- PROBLEM
Copy each line below that contains "code".

- SOURCE DATA
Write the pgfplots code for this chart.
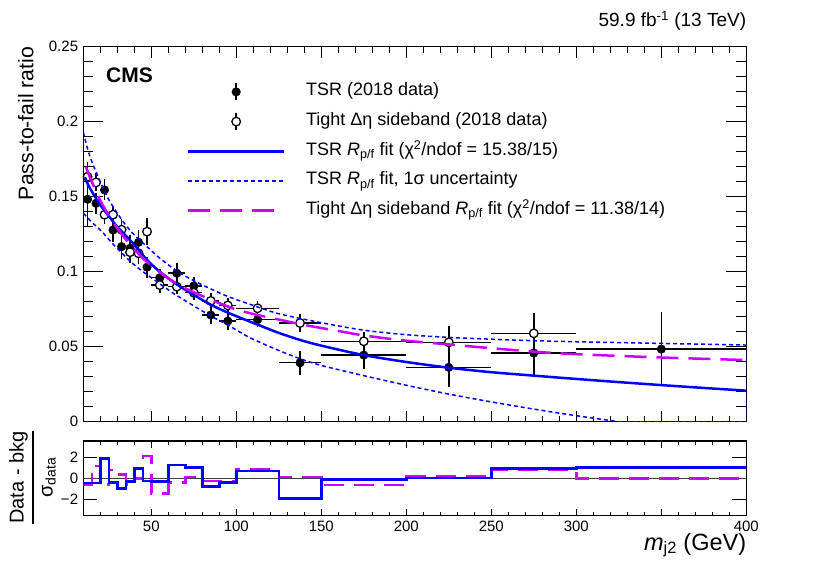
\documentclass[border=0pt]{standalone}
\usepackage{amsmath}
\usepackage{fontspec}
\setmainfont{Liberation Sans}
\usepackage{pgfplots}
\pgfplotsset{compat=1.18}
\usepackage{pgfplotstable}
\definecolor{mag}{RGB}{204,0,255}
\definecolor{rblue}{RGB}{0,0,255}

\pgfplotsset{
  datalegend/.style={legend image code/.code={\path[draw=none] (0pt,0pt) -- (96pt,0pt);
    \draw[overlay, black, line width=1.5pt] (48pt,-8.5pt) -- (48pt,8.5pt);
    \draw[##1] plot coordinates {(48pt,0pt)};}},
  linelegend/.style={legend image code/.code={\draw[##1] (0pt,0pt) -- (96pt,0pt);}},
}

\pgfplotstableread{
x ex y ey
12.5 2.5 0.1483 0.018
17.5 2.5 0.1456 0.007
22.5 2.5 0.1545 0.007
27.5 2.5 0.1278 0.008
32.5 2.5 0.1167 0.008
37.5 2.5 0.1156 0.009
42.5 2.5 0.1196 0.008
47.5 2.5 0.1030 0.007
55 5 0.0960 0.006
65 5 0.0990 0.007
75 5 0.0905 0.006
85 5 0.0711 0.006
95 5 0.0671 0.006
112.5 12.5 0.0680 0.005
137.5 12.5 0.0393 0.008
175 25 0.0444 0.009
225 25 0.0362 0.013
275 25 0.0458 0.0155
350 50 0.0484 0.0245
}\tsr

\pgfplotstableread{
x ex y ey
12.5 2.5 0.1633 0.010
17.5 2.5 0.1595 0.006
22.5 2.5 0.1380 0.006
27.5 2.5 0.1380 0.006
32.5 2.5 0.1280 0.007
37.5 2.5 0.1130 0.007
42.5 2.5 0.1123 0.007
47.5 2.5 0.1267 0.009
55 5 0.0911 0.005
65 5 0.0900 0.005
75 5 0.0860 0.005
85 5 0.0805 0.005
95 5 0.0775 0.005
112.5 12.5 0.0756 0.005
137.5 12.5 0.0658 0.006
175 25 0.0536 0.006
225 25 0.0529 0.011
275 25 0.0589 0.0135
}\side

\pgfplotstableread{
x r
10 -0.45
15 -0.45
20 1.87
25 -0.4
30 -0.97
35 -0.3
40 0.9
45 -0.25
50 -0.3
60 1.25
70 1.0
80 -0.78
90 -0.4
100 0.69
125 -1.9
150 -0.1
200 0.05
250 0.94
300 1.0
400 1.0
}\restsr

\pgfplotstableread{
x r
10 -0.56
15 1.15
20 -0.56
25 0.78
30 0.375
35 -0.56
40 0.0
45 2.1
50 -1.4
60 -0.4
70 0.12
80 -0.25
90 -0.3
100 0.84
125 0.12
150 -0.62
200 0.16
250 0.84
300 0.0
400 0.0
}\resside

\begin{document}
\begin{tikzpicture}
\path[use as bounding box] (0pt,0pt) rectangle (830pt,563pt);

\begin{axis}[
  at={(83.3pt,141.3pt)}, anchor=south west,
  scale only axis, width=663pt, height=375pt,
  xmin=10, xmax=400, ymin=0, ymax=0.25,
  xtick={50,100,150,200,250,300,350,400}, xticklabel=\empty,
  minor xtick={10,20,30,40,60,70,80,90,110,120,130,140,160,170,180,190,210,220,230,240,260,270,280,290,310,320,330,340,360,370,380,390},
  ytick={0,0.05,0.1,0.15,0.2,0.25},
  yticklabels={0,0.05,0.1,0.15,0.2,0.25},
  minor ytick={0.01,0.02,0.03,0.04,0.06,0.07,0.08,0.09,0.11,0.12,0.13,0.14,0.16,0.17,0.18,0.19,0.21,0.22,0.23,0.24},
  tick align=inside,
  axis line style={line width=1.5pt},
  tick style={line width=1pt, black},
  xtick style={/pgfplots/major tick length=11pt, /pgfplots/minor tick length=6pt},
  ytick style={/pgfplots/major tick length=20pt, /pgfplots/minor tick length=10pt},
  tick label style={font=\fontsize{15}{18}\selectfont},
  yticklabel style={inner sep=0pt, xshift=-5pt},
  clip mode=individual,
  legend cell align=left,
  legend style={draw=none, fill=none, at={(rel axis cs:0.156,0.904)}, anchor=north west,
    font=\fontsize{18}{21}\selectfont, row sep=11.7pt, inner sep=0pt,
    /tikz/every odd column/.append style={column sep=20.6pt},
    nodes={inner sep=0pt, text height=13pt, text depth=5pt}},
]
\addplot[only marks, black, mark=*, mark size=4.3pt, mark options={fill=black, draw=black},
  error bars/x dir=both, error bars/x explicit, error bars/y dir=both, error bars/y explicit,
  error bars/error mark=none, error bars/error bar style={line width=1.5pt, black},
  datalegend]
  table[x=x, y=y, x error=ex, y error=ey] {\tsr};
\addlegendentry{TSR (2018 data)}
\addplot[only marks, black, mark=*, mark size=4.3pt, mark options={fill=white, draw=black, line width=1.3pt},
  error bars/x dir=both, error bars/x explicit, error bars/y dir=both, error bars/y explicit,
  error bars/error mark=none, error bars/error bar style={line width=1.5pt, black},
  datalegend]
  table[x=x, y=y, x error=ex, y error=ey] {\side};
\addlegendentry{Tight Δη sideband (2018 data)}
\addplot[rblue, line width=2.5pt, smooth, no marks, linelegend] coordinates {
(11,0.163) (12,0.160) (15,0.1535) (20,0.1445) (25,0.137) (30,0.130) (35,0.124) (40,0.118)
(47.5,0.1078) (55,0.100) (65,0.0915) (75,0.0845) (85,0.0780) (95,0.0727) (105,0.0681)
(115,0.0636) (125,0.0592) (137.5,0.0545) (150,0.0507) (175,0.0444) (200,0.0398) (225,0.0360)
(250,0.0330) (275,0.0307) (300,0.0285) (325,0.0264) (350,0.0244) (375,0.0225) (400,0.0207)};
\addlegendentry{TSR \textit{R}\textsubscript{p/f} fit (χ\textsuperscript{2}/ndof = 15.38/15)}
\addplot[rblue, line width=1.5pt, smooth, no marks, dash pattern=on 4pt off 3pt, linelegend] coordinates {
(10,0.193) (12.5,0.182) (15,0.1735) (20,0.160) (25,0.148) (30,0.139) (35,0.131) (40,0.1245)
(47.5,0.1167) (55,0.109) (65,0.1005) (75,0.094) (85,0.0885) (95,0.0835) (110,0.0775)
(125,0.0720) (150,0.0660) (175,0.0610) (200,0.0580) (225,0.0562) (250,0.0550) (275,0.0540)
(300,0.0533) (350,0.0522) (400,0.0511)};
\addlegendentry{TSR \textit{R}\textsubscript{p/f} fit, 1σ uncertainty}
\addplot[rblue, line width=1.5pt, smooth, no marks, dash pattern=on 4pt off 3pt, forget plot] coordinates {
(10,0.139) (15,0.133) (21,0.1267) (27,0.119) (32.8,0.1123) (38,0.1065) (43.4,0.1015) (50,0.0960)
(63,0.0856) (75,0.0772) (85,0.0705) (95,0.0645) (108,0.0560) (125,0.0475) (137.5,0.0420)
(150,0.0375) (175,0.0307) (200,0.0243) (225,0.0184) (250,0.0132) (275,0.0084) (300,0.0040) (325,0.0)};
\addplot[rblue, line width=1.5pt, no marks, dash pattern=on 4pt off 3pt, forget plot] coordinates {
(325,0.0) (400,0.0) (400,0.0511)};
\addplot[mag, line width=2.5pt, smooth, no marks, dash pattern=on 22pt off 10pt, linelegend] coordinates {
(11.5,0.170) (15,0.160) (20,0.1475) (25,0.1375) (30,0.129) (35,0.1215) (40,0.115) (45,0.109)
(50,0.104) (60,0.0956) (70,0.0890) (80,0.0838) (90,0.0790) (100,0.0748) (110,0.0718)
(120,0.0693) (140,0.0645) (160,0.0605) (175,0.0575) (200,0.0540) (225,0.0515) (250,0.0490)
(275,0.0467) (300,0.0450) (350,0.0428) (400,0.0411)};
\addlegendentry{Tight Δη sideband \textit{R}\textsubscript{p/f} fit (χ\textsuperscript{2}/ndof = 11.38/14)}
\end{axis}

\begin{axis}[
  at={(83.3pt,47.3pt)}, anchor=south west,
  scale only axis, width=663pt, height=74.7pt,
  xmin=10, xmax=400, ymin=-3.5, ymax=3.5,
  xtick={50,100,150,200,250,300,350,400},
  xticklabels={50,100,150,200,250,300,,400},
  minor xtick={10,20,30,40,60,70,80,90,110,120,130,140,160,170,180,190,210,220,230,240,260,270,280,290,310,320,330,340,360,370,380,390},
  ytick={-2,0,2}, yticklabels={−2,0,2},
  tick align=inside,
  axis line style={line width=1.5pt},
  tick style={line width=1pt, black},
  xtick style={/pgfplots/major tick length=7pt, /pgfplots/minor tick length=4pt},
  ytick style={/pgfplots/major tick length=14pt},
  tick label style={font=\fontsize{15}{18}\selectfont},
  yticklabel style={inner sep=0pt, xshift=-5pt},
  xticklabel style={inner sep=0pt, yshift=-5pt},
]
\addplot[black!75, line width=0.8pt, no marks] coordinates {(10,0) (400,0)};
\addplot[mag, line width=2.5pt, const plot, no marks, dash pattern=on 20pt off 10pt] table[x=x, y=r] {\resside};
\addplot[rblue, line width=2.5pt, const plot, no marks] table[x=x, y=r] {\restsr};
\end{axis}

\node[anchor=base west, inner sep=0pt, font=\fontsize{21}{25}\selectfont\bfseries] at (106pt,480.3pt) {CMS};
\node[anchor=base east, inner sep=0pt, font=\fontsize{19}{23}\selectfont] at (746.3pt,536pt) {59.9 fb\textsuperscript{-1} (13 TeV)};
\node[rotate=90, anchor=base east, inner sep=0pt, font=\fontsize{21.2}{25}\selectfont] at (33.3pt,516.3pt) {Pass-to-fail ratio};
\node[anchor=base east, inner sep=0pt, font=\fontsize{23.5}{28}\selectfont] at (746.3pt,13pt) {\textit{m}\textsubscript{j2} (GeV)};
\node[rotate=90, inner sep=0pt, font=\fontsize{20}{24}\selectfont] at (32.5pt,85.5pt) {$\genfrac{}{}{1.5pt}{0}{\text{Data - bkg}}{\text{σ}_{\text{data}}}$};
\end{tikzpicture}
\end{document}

- FINISHED EXERCISE
Write the pgfplots code for this chart.
  datalegend/.style={legend image code/.code={\path[draw=none] (0pt,0pt) -- (96pt,0pt);
  linelegend/.style={legend image code/.code={\draw[##1] (0pt,0pt) -- (96pt,0pt);}},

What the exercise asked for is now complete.